◆ **THE EXERCISE**: Reproduce nothing but the lines from the start of the material through the line that includes "(0,0) rectangle (1057,1686);", both ends included, and omit every picture.

+++++

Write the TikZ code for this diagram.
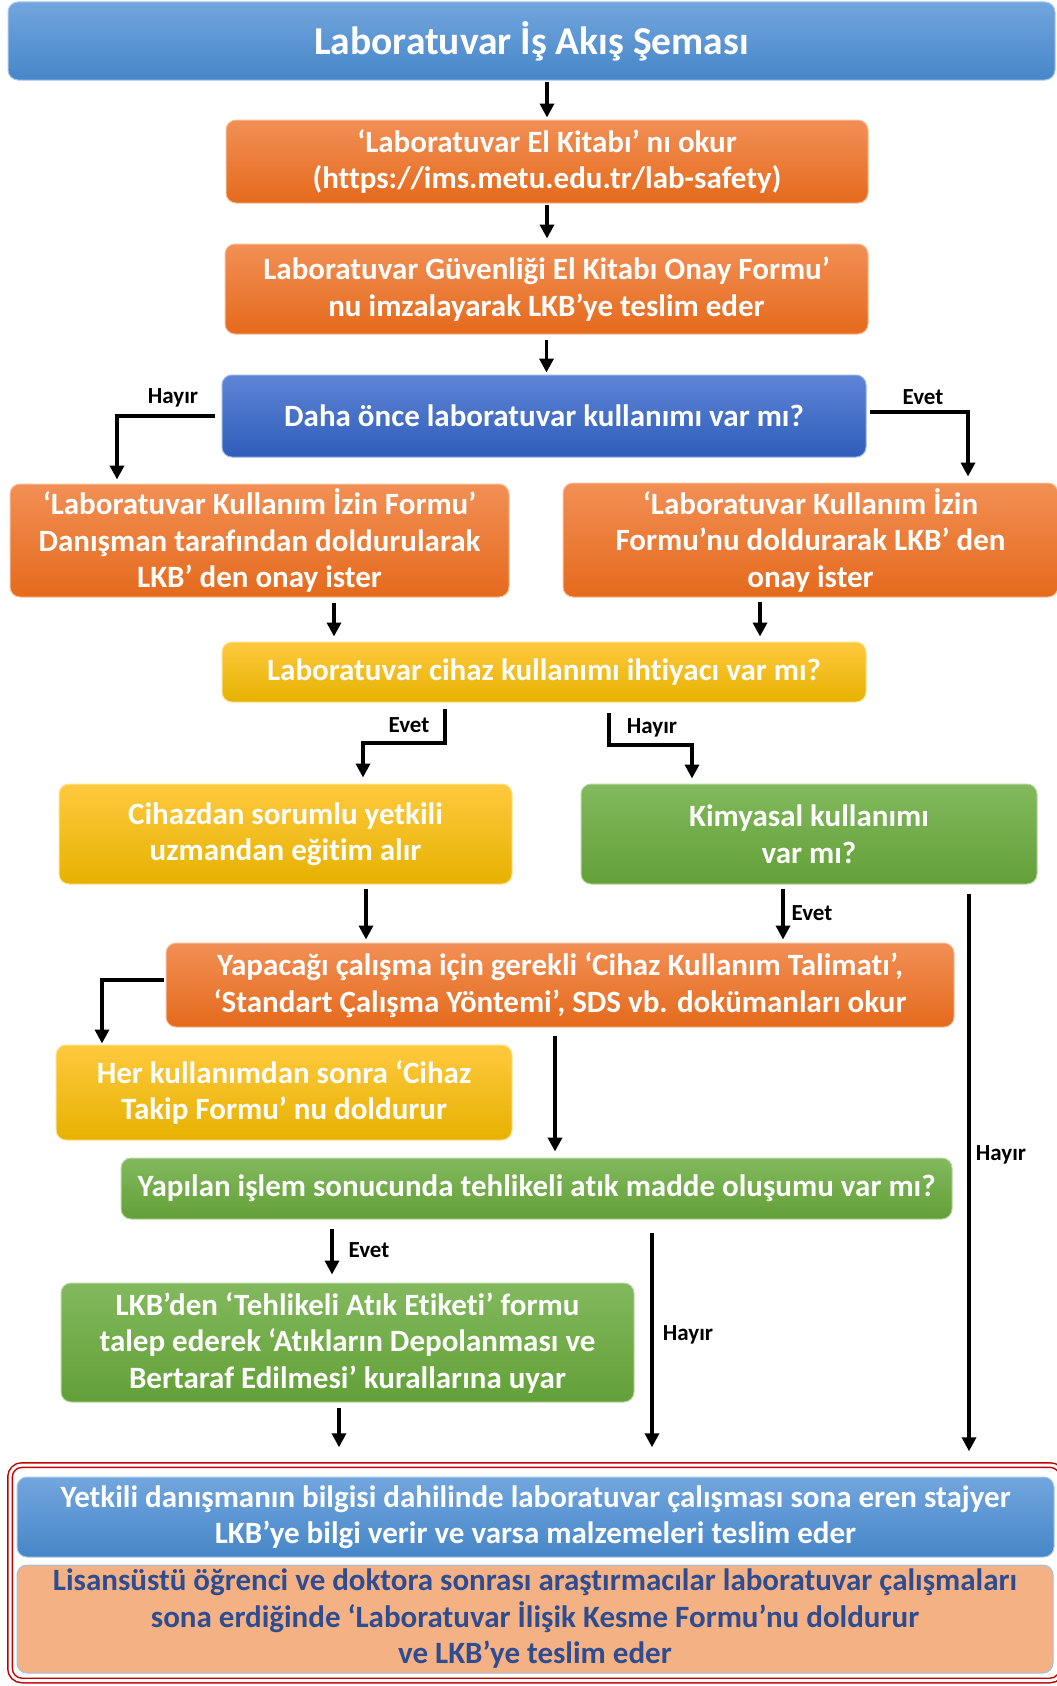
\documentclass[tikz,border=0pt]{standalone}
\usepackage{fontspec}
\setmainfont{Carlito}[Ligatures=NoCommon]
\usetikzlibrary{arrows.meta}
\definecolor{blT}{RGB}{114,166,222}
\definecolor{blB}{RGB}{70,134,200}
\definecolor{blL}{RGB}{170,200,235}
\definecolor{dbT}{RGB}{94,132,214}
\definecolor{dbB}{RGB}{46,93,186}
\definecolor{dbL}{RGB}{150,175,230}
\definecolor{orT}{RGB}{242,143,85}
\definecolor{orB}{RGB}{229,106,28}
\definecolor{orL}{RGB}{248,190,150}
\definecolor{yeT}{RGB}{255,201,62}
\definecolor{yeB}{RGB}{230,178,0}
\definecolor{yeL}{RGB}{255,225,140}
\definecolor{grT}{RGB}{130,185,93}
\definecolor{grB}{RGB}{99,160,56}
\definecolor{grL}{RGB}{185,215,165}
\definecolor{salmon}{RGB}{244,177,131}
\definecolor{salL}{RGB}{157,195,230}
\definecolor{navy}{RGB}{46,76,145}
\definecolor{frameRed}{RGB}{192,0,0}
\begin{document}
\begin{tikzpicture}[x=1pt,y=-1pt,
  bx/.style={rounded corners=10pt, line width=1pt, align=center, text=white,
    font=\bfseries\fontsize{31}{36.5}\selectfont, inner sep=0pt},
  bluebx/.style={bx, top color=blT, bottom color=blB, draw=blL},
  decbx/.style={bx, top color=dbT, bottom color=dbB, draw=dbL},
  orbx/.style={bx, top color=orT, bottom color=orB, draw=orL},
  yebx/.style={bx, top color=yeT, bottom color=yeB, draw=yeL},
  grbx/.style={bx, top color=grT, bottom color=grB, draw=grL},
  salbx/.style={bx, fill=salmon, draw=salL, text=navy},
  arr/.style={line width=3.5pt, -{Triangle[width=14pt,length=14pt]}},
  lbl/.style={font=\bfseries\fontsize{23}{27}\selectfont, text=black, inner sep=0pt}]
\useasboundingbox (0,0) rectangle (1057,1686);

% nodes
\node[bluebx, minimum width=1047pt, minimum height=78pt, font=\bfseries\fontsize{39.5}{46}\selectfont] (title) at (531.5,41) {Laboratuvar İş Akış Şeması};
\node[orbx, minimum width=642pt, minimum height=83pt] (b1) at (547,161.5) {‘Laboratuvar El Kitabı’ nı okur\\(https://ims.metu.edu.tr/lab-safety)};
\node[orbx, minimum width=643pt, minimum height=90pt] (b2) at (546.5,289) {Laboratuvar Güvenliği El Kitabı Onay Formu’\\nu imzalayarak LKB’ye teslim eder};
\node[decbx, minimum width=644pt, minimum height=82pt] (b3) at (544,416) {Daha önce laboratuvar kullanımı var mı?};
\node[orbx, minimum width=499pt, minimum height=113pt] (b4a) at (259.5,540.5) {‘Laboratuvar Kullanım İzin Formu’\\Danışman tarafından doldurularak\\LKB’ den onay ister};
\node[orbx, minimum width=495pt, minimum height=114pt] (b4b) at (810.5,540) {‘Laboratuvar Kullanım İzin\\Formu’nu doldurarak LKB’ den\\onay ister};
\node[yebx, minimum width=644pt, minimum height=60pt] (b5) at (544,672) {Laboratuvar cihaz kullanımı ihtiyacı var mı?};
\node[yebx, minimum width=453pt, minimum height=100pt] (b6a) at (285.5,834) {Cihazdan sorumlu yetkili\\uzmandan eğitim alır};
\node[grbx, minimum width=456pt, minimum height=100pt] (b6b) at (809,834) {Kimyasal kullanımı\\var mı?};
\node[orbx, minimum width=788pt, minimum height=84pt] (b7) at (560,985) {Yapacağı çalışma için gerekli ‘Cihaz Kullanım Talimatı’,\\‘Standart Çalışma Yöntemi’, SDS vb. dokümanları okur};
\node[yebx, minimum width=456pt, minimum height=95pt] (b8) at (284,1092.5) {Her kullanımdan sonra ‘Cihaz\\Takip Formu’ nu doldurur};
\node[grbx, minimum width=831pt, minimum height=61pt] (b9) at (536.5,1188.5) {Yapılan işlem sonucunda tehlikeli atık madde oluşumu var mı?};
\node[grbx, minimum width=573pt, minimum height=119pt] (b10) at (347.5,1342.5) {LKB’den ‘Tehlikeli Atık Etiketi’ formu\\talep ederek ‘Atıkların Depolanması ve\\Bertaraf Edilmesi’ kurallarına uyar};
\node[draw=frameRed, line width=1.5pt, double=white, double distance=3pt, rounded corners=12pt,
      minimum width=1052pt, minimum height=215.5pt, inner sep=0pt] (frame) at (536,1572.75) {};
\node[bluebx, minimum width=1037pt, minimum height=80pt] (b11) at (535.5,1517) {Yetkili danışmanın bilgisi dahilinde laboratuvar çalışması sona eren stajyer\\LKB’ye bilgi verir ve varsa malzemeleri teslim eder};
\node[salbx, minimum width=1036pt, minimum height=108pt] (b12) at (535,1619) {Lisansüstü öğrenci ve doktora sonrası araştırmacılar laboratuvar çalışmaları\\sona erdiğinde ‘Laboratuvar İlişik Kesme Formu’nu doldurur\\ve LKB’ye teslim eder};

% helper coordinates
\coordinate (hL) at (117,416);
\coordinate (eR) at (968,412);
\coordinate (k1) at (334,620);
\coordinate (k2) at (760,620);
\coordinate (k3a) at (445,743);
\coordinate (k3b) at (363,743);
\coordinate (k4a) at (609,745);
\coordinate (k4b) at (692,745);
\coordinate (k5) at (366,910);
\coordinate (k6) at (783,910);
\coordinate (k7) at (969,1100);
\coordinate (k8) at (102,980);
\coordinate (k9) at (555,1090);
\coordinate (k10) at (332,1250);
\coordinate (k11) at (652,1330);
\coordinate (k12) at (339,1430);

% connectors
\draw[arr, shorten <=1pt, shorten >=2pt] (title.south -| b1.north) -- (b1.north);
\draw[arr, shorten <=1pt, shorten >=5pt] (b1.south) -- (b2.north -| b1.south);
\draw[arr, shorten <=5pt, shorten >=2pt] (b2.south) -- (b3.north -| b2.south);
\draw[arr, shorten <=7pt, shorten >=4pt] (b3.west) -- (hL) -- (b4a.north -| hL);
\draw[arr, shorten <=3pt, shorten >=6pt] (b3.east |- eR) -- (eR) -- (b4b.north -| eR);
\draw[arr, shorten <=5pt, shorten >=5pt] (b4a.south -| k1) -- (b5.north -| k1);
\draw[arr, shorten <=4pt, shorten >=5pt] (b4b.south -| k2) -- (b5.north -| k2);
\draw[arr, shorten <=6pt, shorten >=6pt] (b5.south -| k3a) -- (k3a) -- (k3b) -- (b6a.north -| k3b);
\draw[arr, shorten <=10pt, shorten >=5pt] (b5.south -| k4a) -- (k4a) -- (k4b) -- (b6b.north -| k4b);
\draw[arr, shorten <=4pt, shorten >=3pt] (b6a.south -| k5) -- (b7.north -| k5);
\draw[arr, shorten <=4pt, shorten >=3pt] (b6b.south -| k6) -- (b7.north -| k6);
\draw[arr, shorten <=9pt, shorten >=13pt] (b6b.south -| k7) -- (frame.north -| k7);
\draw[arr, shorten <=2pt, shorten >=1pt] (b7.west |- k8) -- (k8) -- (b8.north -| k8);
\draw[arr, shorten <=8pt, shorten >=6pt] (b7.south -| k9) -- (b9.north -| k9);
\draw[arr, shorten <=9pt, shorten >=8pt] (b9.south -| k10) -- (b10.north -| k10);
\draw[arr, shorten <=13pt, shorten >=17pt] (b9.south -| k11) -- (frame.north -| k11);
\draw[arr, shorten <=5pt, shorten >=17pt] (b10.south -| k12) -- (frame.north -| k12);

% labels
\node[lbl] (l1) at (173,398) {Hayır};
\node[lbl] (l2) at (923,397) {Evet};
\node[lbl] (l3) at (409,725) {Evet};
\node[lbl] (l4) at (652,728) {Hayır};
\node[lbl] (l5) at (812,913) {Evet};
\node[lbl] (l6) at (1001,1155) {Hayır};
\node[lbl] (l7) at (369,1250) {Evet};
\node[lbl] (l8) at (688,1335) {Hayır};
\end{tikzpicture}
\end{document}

+++++

◆ **THE OUTPUT**:
Write the TikZ code for this diagram.
\documentclass[tikz,border=0pt]{standalone}
\usepackage{fontspec}
\setmainfont{Carlito}[Ligatures=NoCommon]
\usetikzlibrary{arrows.meta}
\definecolor{blT}{RGB}{114,166,222}
\definecolor{blB}{RGB}{70,134,200}
\definecolor{blL}{RGB}{170,200,235}
\definecolor{dbT}{RGB}{94,132,214}
\definecolor{dbB}{RGB}{46,93,186}
\definecolor{dbL}{RGB}{150,175,230}
\definecolor{orT}{RGB}{242,143,85}
\definecolor{orB}{RGB}{229,106,28}
\definecolor{orL}{RGB}{248,190,150}
\definecolor{yeT}{RGB}{255,201,62}
\definecolor{yeB}{RGB}{230,178,0}
\definecolor{yeL}{RGB}{255,225,140}
\definecolor{grT}{RGB}{130,185,93}
\definecolor{grB}{RGB}{99,160,56}
\definecolor{grL}{RGB}{185,215,165}
\definecolor{salmon}{RGB}{244,177,131}
\definecolor{salL}{RGB}{157,195,230}
\definecolor{navy}{RGB}{46,76,145}
\definecolor{frameRed}{RGB}{192,0,0}
\begin{document}
\begin{tikzpicture}[x=1pt,y=-1pt,
  bx/.style={rounded corners=10pt, line width=1pt, align=center, text=white,
    font=\bfseries\fontsize{31}{36.5}\selectfont, inner sep=0pt},
  bluebx/.style={bx, top color=blT, bottom color=blB, draw=blL},
  decbx/.style={bx, top color=dbT, bottom color=dbB, draw=dbL},
  orbx/.style={bx, top color=orT, bottom color=orB, draw=orL},
  yebx/.style={bx, top color=yeT, bottom color=yeB, draw=yeL},
  grbx/.style={bx, top color=grT, bottom color=grB, draw=grL},
  salbx/.style={bx, fill=salmon, draw=salL, text=navy},
  arr/.style={line width=3.5pt, -{Triangle[width=14pt,length=14pt]}},
  lbl/.style={font=\bfseries\fontsize{23}{27}\selectfont, text=black, inner sep=0pt}]
\useasboundingbox (0,0) rectangle (1057,1686);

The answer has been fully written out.